◆ REQUIREMENTS: Check each line of the material below for "Reproduce", then copy the ones that contain it.

[Dataset rows]
^^^^^^^^
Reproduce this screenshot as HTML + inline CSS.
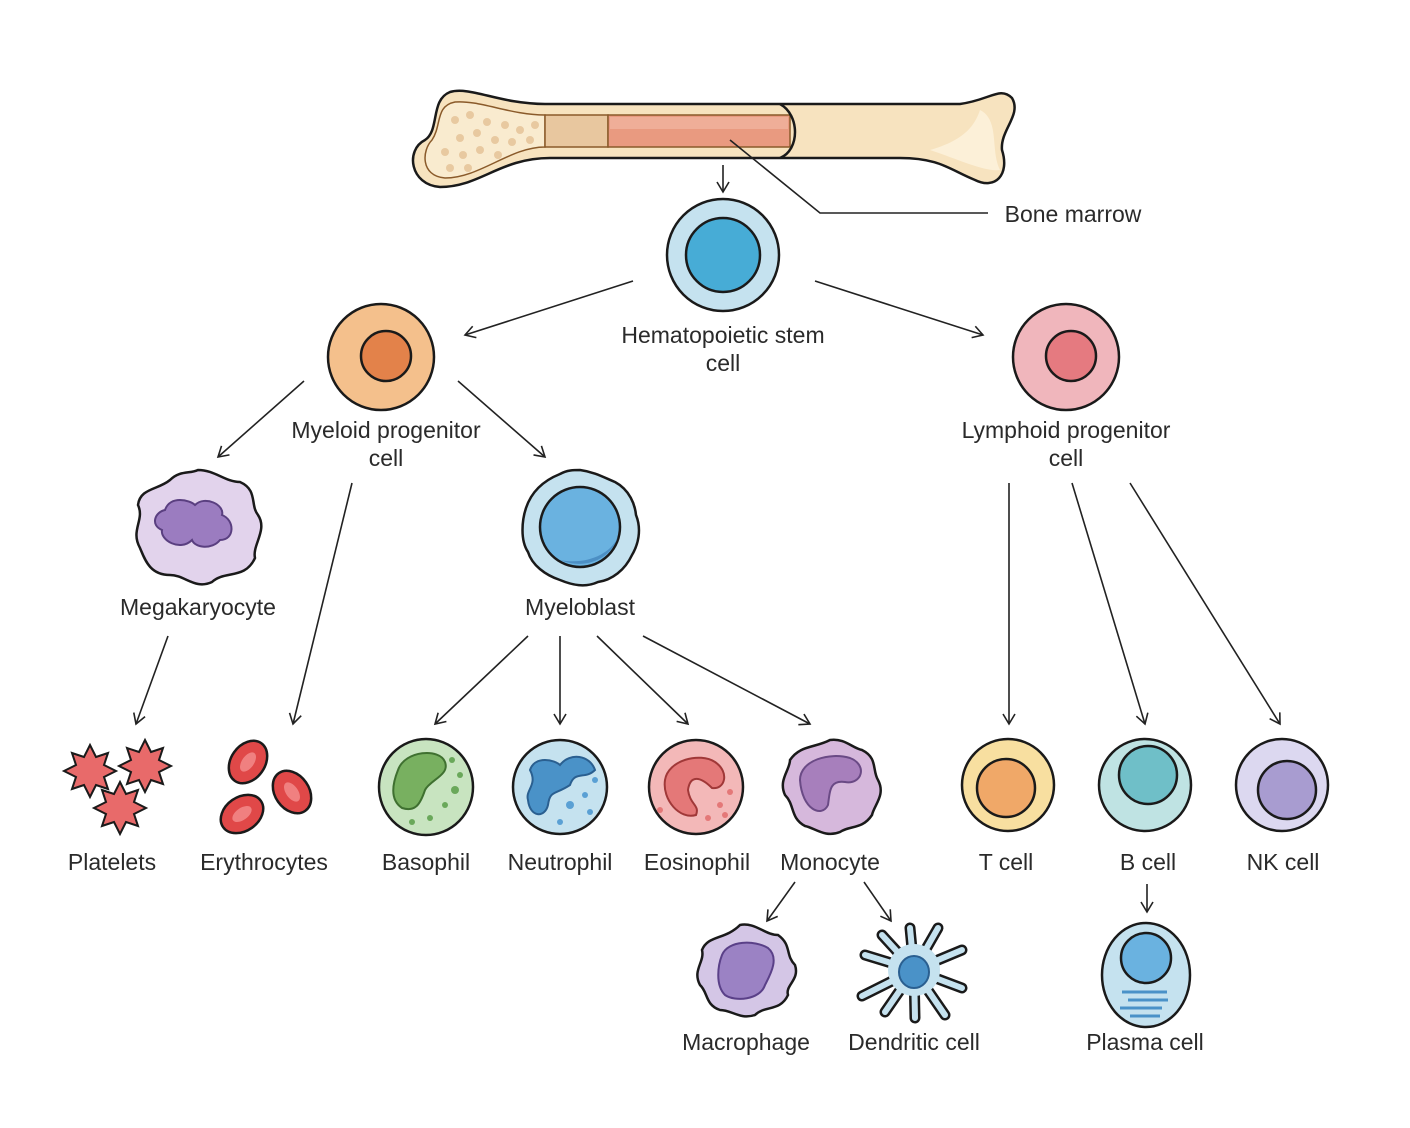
<!DOCTYPE html>
<html><head><meta charset="utf-8"><style>
html,body{margin:0;padding:0;background:#fff}
svg{display:block}
text{font-family:"Liberation Sans",sans-serif;font-size:23px;fill:#2a2a2a;text-anchor:middle}
.c{stroke:#1a1a1a;stroke-width:2.5}
.a{stroke:#222;stroke-width:1.6;fill:none}
</style></head><body>
<svg width="1410" height="1128" viewBox="0 0 1410 1128">
<defs><marker id="m" markerWidth="14" markerHeight="14" refX="12" refY="7" orient="auto" markerUnits="userSpaceOnUse"><path d="M2,1 L12,7 L2,13" fill="none" stroke="#222" stroke-width="1.6"/></marker></defs>
<!-- bone -->
<path class="c" fill="#f7e3bf" d="M450,92 C470,86 500,104 545,104 L960,104 C990,100 1000,86 1012,98 C1022,115 1000,130 1002,150 C1010,175 995,190 975,180 C950,170 940,158 900,158 L550,158 C500,158 480,187 440,187 C410,185 405,150 425,140 C440,130 430,100 450,92Z"/>
<path d="M980,110 C1000,120 990,150 1000,170 C985,172 960,160 930,150 C965,140 975,125 980,110Z" fill="#fcf0d8"/>
<path fill="#f9ebcf" stroke="#8a5a2a" stroke-width="1.5" d="M455,102 C480,100 510,115 545,115 L545,147 C510,147 480,178 445,178 C420,176 422,150 432,140 C442,125 435,106 455,102Z"/>
<g fill="#e8c9a0"><circle cx="455" cy="120" r="4"/><circle cx="470" cy="115" r="4"/><circle cx="487" cy="122" r="4"/><circle cx="505" cy="125" r="4"/><circle cx="520" cy="130" r="4"/><circle cx="535" cy="125" r="4"/><circle cx="460" cy="138" r="4"/><circle cx="477" cy="133" r="4"/><circle cx="495" cy="140" r="4"/><circle cx="512" cy="142" r="4"/><circle cx="445" cy="152" r="4"/><circle cx="463" cy="155" r="4"/><circle cx="480" cy="150" r="4"/><circle cx="498" cy="155" r="4"/><circle cx="450" cy="168" r="4"/><circle cx="468" cy="168" r="4"/><circle cx="530" cy="140" r="4"/></g>
<rect x="545" y="115" width="63" height="32" fill="#e8c79f" stroke="#8a5a2a" stroke-width="1.5"/>
<rect x="608" y="115" width="182" height="32" fill="#e99a80" stroke="#8a5a2a" stroke-width="1.5"/>
<rect x="610" y="117" width="178" height="12" fill="#efae98"/>
<path d="M780,104 C800,115 800,150 780,158" class="c" fill="none"/>
<!-- leader -->
<path class="a" d="M730,140 L820,213 L988,213"/>
<text x="1073" y="222" style="text-anchor:middle">Bone marrow</text>
<line class="a" x1="723" y1="165" x2="723" y2="192" marker-end="url(#m)"/>
<!-- HSC -->
<circle cx="723" cy="255" r="56" fill="#c5e2ef" class="c"/><circle cx="723" cy="255" r="37" fill="#47acd6" class="c"/>
<text x="723" y="343">Hematopoietic stem</text><text x="723" y="371">cell</text>
<line class="a" x1="633" y1="281" x2="465" y2="335" marker-end="url(#m)"/>
<line class="a" x1="815" y1="281" x2="983" y2="335" marker-end="url(#m)"/>
<!-- myeloid -->
<circle cx="381" cy="357" r="53" fill="#f4c08c" class="c"/><circle cx="386" cy="356" r="25" fill="#e3824a" class="c"/>
<text x="386" y="438">Myeloid progenitor</text><text x="386" y="466">cell</text>
<circle cx="1066" cy="357" r="53" fill="#f0b6bc" class="c"/><circle cx="1071" cy="356" r="25" fill="#e57a80" class="c"/>
<text x="1066" y="438">Lymphoid progenitor</text><text x="1066" y="466">cell</text>
<line class="a" x1="304" y1="381" x2="218" y2="457" marker-end="url(#m)"/>
<line class="a" x1="458" y1="381" x2="545" y2="457" marker-end="url(#m)"/>
<line class="a" x1="352" y1="483" x2="293" y2="724" marker-end="url(#m)"/>
<!-- megakaryocyte -->
<path class="c" fill="#e2d3ec" d="M198,470 C215,470 225,482 240,482 C258,490 250,505 258,515 C268,530 252,545 255,558 C245,580 225,570 212,582 C195,590 185,575 170,575 C150,575 145,560 140,548 C130,530 145,520 138,505 C140,488 158,490 170,480 C180,470 190,474 198,470Z"/>
<path d="M165,510 C170,495 190,500 195,505 C205,495 225,505 222,515 C235,520 235,540 220,540 C212,550 195,548 192,540 C180,552 160,540 162,530 C150,525 155,512 165,510Z" fill="#9b7cc0" stroke="#5a3f80" stroke-width="2"/>
<text x="198" y="615">Megakaryocyte</text>
<!-- myeloblast -->
<path class="c" fill="#c5e2ef" d="M580,470 C595,472 605,478 615,482 C630,490 635,505 636,515 C642,530 638,545 632,555 C625,570 612,580 598,582 C585,588 572,585 560,580 C545,575 532,565 528,552 C520,540 522,520 526,508 C532,490 545,480 560,474 C567,470 574,470 580,470Z"/>
<circle cx="580" cy="527" r="40" fill="#6ab2e0" class="c"/><path d="M618,537 C610,560 585,570 560,560 C585,565 610,555 618,537Z" fill="#4c8fc4"/>
<text x="580" y="615">Myeloblast</text>
<line class="a" x1="168" y1="636" x2="136" y2="724" marker-end="url(#m)"/>
<line class="a" x1="528" y1="636" x2="435" y2="724" marker-end="url(#m)"/>
<line class="a" x1="560" y1="636" x2="560" y2="724" marker-end="url(#m)"/>
<line class="a" x1="597" y1="636" x2="688" y2="724" marker-end="url(#m)"/>
<line class="a" x1="643" y1="636" x2="810" y2="724" marker-end="url(#m)"/>
<line class="a" x1="1009" y1="483" x2="1009" y2="724" marker-end="url(#m)"/>
<line class="a" x1="1072" y1="483" x2="1145" y2="724" marker-end="url(#m)"/>
<line class="a" x1="1130" y1="483" x2="1280" y2="724" marker-end="url(#m)"/>
<!-- platelets -->
<g fill="#e86a6a" stroke="#1a1a1a" stroke-width="2">
<path d="M90,745 l6,12 12,-4 -4,12 12,6 -12,6 4,12 -12,-4 -6,12 -6,-12 -12,4 4,-12 -12,-6 12,-6 -4,-12 12,4Z"/>
<path d="M145,740 l6,12 12,-4 -4,12 12,6 -12,6 4,12 -12,-4 -6,12 -6,-12 -12,4 4,-12 -12,-6 12,-6 -4,-12 12,4Z"/>
<path d="M120,782 l6,12 12,-4 -4,12 12,6 -12,6 4,12 -12,-4 -6,12 -6,-12 -12,4 4,-12 -12,-6 12,-6 -4,-12 12,4Z"/>
</g>
<!-- erythrocytes -->
<g fill="#e04848" stroke="#1a1a1a" stroke-width="2.5">
<ellipse cx="248" cy="762" rx="17" ry="23" transform="rotate(35 248 762)"/>
<ellipse cx="292" cy="792" rx="17" ry="23" transform="rotate(-35 292 792)"/>
<ellipse cx="242" cy="814" rx="17" ry="23" transform="rotate(55 242 814)"/>
</g>
<g fill="#f08080"><ellipse cx="248" cy="762" rx="6" ry="11" transform="rotate(35 248 762)"/><ellipse cx="292" cy="792" rx="6" ry="11" transform="rotate(-35 292 792)"/><ellipse cx="242" cy="814" rx="6" ry="11" transform="rotate(55 242 814)"/></g>
<!-- basophil -->
<ellipse cx="426" cy="787" rx="47" ry="48" fill="#c8e4c0" class="c"/>
<path d="M398,770 C405,750 440,748 445,762 C450,775 430,780 425,790 C420,805 415,812 402,808 C390,800 392,785 398,770Z" fill="#78b060" stroke="#3f7030" stroke-width="2"/>
<g fill="#6aa85a"><circle cx="455" cy="790" r="4"/><circle cx="445" cy="805" r="3"/><circle cx="460" cy="775" r="3"/><circle cx="430" cy="818" r="3"/><circle cx="412" cy="822" r="3"/><circle cx="452" cy="760" r="3"/></g>
<!-- neutrophil -->
<circle cx="560" cy="787" r="47" fill="#c5e2ef" class="c"/>
<path d="M530,770 C535,755 555,760 560,765 C570,752 590,755 595,770 C585,780 575,770 570,785 C555,795 550,790 548,805 C545,818 530,818 528,800 C525,790 538,785 530,770Z" fill="#4a92c8" stroke="#2a5f90" stroke-width="2"/>
<g fill="#5aa0d4"><circle cx="570" cy="805" r="4"/><circle cx="585" cy="795" r="3"/><circle cx="590" cy="812" r="3"/><circle cx="560" cy="822" r="3"/><circle cx="595" cy="780" r="3"/></g>
<!-- eosinophil -->
<circle cx="696" cy="787" r="47" fill="#f3b8b8" class="c"/>
<path d="M665,780 C668,760 700,752 715,762 C730,772 725,790 712,788 C700,776 690,775 688,790 C690,805 700,805 696,815 C680,820 662,800 665,780Z" fill="#e47878" stroke="#a03838" stroke-width="2"/>
<g fill="#e47878"><circle cx="720" cy="805" r="3"/><circle cx="708" cy="818" r="3"/><circle cx="730" cy="792" r="3"/><circle cx="660" cy="810" r="3"/><circle cx="725" cy="815" r="3"/></g>
<!-- monocyte -->
<path class="c" fill="#d6b8dc" d="M830,740 C845,738 852,748 862,750 C878,758 872,770 878,780 C886,795 874,805 872,815 C862,830 850,825 840,832 C825,838 815,828 805,826 C790,818 795,805 785,795 C778,780 790,770 790,760 C800,745 815,748 830,740Z"/>
<path d="M800,780 C800,760 830,752 850,758 C868,765 862,785 845,782 C830,780 830,790 828,805 C822,818 802,810 800,780Z" fill="#a77fbc" stroke="#6a4a85" stroke-width="2"/>
<!-- T B NK -->
<circle cx="1008" cy="785" r="46" fill="#f8dfa0" class="c"/><circle cx="1006" cy="788" r="29" fill="#f0a868" class="c"/>
<circle cx="1145" cy="785" r="46" fill="#bfe3e3" class="c"/><circle cx="1148" cy="775" r="29" fill="#6fbfc8" class="c"/>
<circle cx="1282" cy="785" r="46" fill="#dcd8f0" class="c"/><circle cx="1287" cy="790" r="29" fill="#a89cd0" class="c"/>
<text x="112" y="870">Platelets</text><text x="264" y="870">Erythrocytes</text><text x="426" y="870">Basophil</text><text x="560" y="870">Neutrophil</text><text x="697" y="870">Eosinophil</text><text x="830" y="870">Monocyte</text><text x="1006" y="870">T cell</text><text x="1148" y="870">B cell</text><text x="1283" y="870">NK cell</text>
<line class="a" x1="795" y1="882" x2="767" y2="921" marker-end="url(#m)"/>
<line class="a" x1="864" y1="882" x2="891" y2="921" marker-end="url(#m)"/>
<line class="a" x1="1147" y1="884" x2="1147" y2="912" marker-end="url(#m)"/>
<!-- macrophage -->
<path class="c" fill="#d4c6e6" d="M740,925 C755,922 765,935 778,935 C792,945 785,955 795,965 C800,980 785,985 788,995 C780,1012 765,1005 755,1015 C740,1020 732,1010 720,1010 C705,1005 708,992 700,985 C692,970 705,962 702,950 C708,935 725,940 740,925Z"/>
<path d="M722,955 C728,940 755,940 768,948 C780,958 770,975 765,985 C760,1000 735,1002 725,995 C715,985 718,965 722,955Z" fill="#9b82c4" stroke="#5a4088" stroke-width="2"/>
<!-- dendritic -->
<g stroke="#1a1a1a" stroke-width="11" stroke-linecap="round" fill="none"><path d="M914,970 L910,928"/><path d="M914,970 L938,928"/><path d="M914,970 L962,950"/><path d="M914,970 L962,988"/><path d="M914,970 L945,1015"/><path d="M914,970 L915,1018"/><path d="M914,970 L885,1012"/><path d="M914,970 L862,996"/><path d="M914,970 L865,955"/><path d="M914,970 L882,935"/></g>
<g stroke="#c5e2ef" stroke-width="6" stroke-linecap="round" fill="none"><path d="M914,970 L910,928"/><path d="M914,970 L938,928"/><path d="M914,970 L962,950"/><path d="M914,970 L962,988"/><path d="M914,970 L945,1015"/><path d="M914,970 L915,1018"/><path d="M914,970 L885,1012"/><path d="M914,970 L862,996"/><path d="M914,970 L865,955"/><path d="M914,970 L882,935"/></g>
<circle cx="914" cy="970" r="26" fill="#c5e2ef"/>
<ellipse cx="914" cy="972" rx="15" ry="16" fill="#4a92c8" stroke="#2a5f90" stroke-width="2"/>
<!-- plasma -->
<ellipse cx="1146" cy="975" rx="44" ry="52" fill="#c5e2ef" class="c"/>
<circle cx="1146" cy="958" r="25" fill="#6ab2e0" class="c"/>
<g stroke="#4a92c8" stroke-width="3" fill="none"><path d="M1122,992 h45"/><path d="M1128,1000 h40"/><path d="M1120,1008 h42"/><path d="M1130,1016 h30"/></g>
<text x="746" y="1050">Macrophage</text><text x="914" y="1050">Dendritic cell</text><text x="1145" y="1050">Plasma cell</text>
</svg>
</body></html>
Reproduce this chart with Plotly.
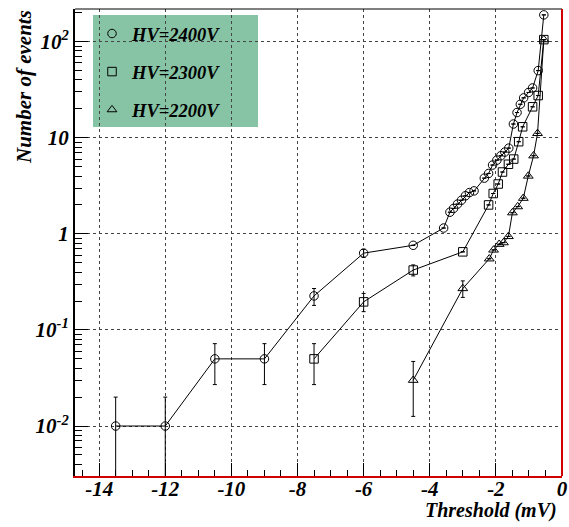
^^^^^^^^
◆ WRITTEN RESPONSE:
Reproduce this screenshot as HTML + inline CSS.
Reproduce this chart with Plotly.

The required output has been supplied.